23 March 2015
Rates & FX Market Update
DM Bonds Extended Rallies Post-FOMC;
Greek Negotiations to Fuel Risk Aversion in the Week
Highlights
¨
¨ Investors
piled back into USTs as markets continued to price in a pushback in the
Fed’s rate hike cycle while the USD dipped against major crosses. Expect
yields to rise prior to the 2y UST auction on Tuesday where we expect firm
demand on the back of the dovish FOMC. Similarly, Gilt yields mimicked
UST movements on Friday where expectations of weak inflation data tomorrow
should reinforce BoE’s near term dovish tilt; GBP surged against the USD
where we expect the post-dovish FOMC rebound to subside, particularly
ahead of subdued UK inflation expectations print due tomorrow. In Europe, EGBs
extended gains on Friday, where we expect further volatility to rise as
market eyes the ongoing Greek debt talks with the increasing likelihood of a
compromise; the EUR was up over 1.9% against the broadly weaker USD but expect
uneven PMI data along with the debt negotiations to pressure the EURUSD pair
lower.
¨ In
Asia, UST-SGS spreads widened on Friday with dismal NODX data bolstering the
prospects of additional MAS easing; expect the USDSGD to edge higher on
expectations for weaker CPI later today.

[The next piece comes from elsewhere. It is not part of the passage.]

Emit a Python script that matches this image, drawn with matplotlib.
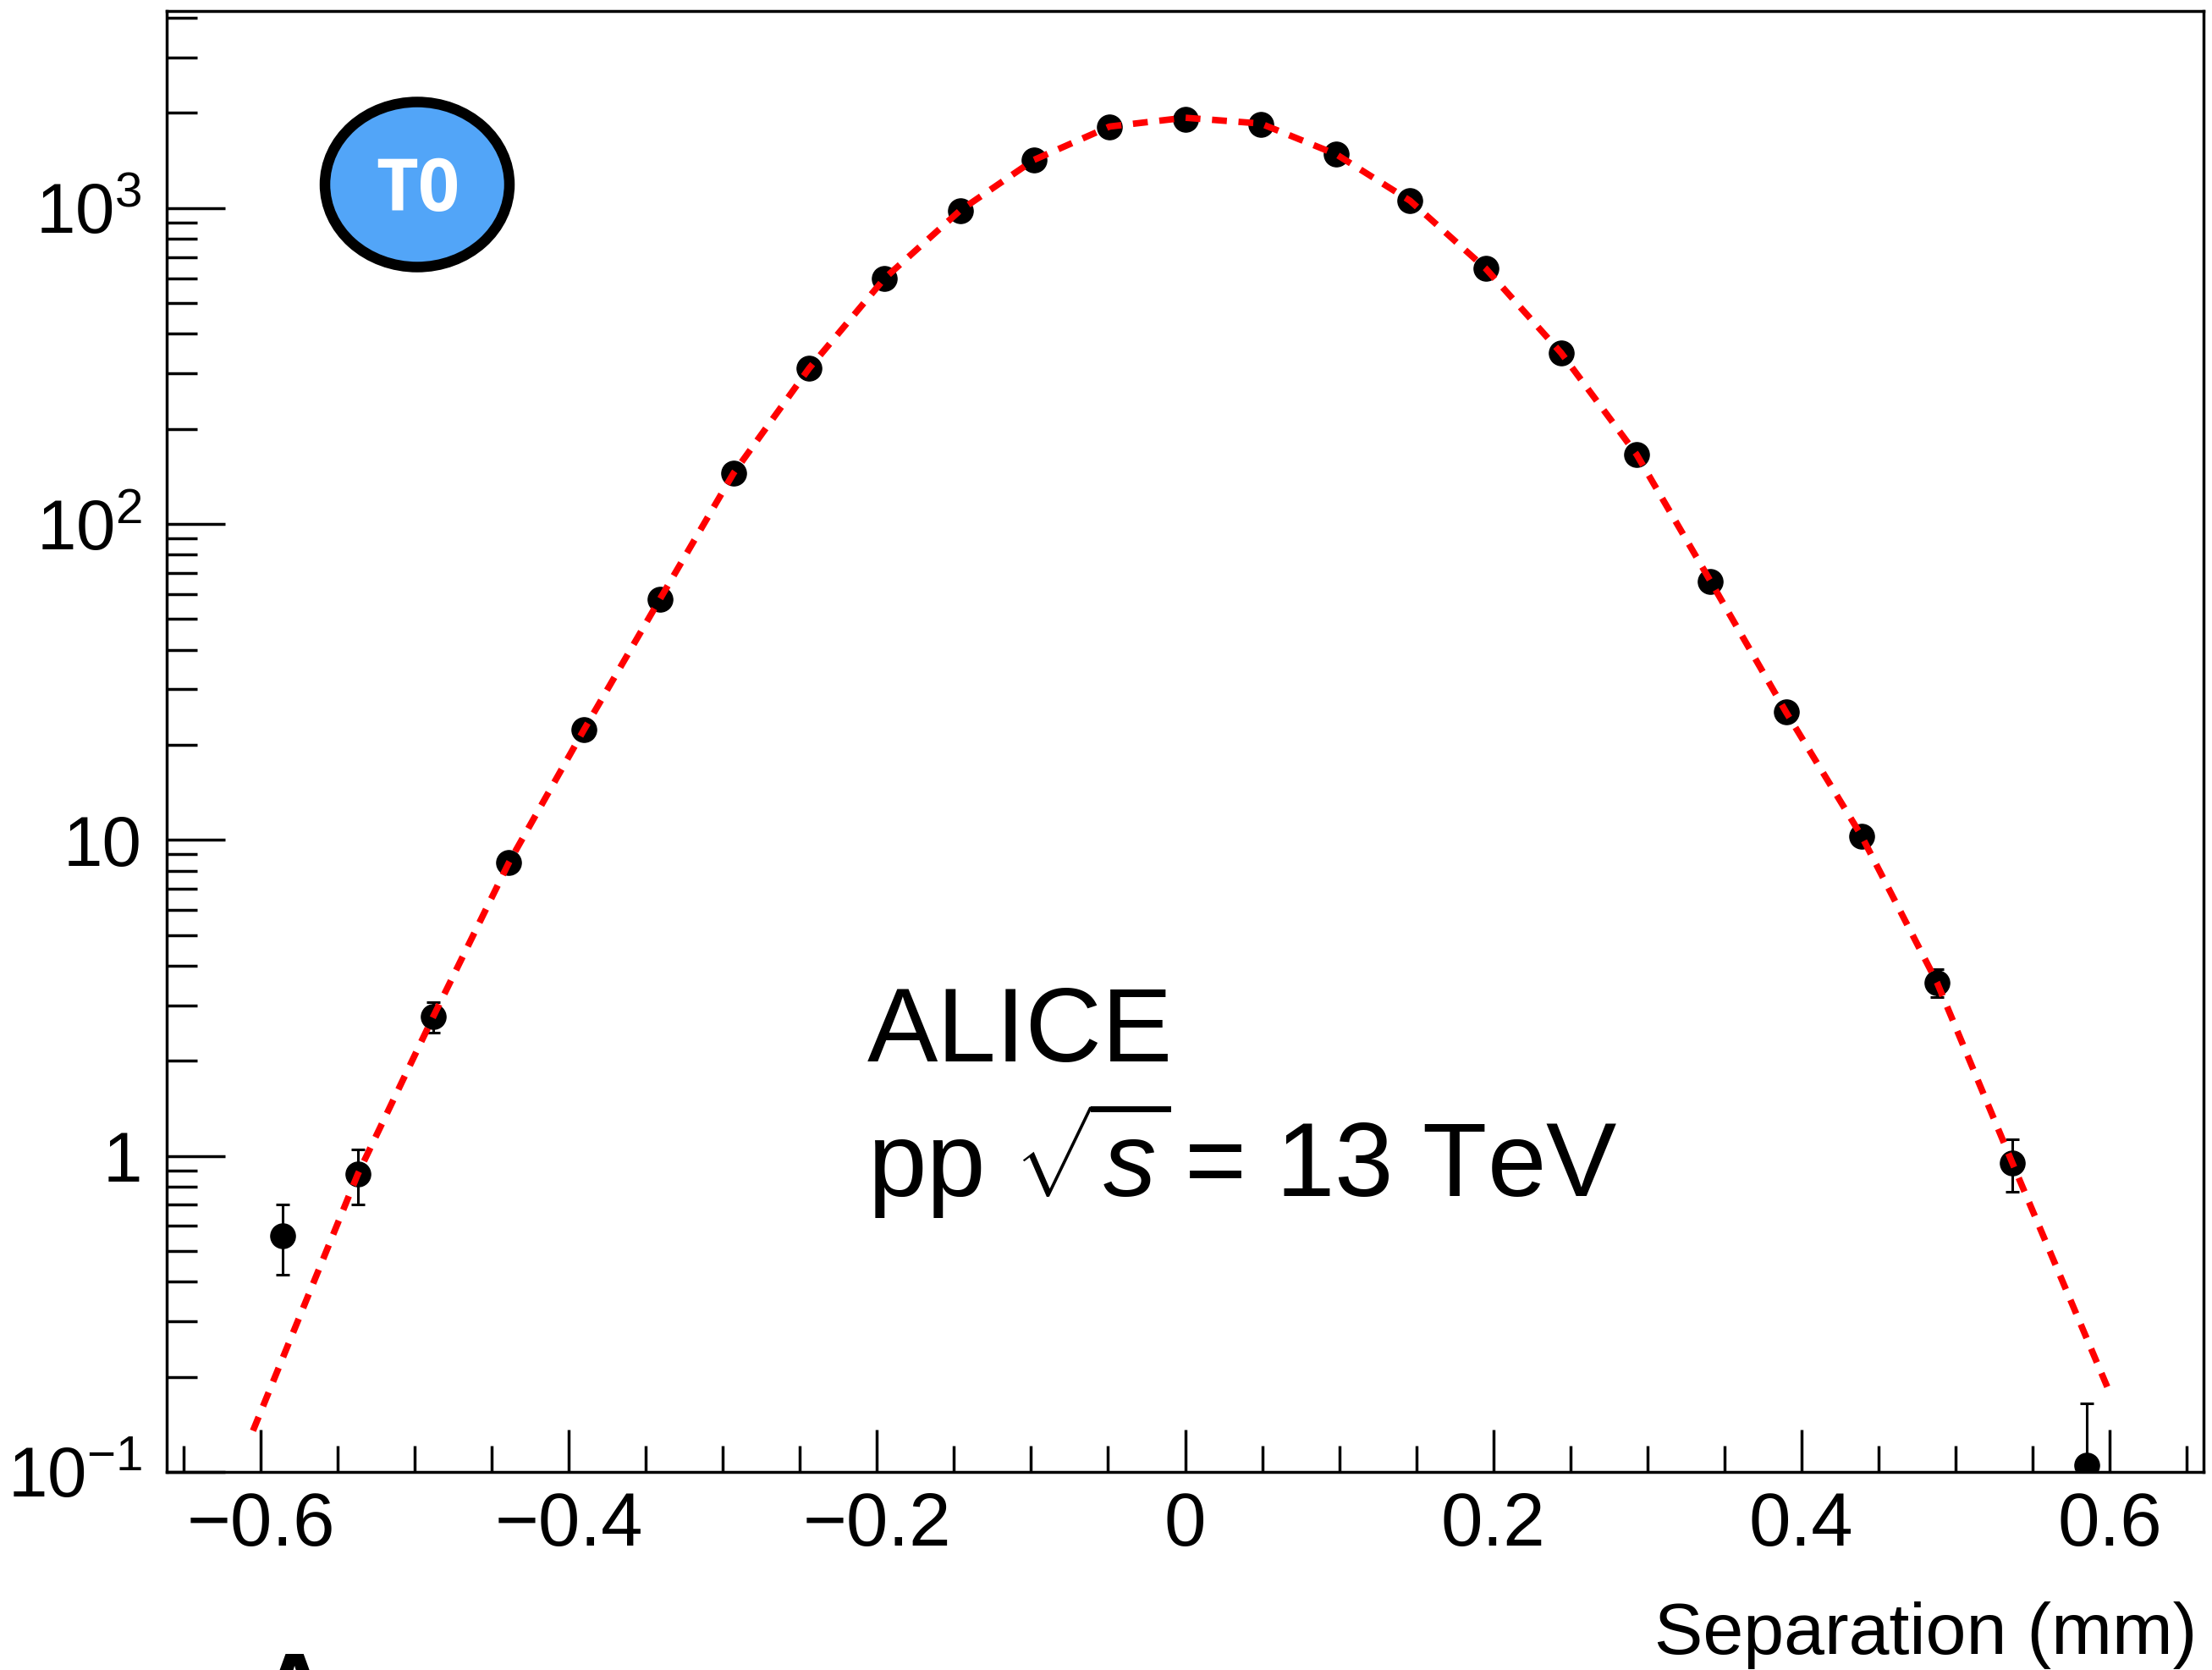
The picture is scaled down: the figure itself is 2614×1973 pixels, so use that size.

Aside, MGS yields were muted
despite the weaker CPI print while the USDMYR broke above its 3.7087 resistance
level; we expect negative sentiment surrounding the country’s continued
macro concerns to pressure the MYR lower. Following BoT’s rate cut, the
central bank revised its 2015 GDP forecast lower from 3% to 2.8% underscoring
subdued growth in the economy; the THB edged marginally higher against the
USD.
¨ AUD
surged 2% on Friday as the USD continued to tumble post-FOMC. We opine the
recent strength in the AUD as temporary given the Fed’s dovish rhetoric where a
stronger 4Q US GDP later this week could reignite USD bulls. The AUD remains fundamentally
overvalued given the slack in the economy while prospects of additional easing
by the RBA should weaken the AUD further.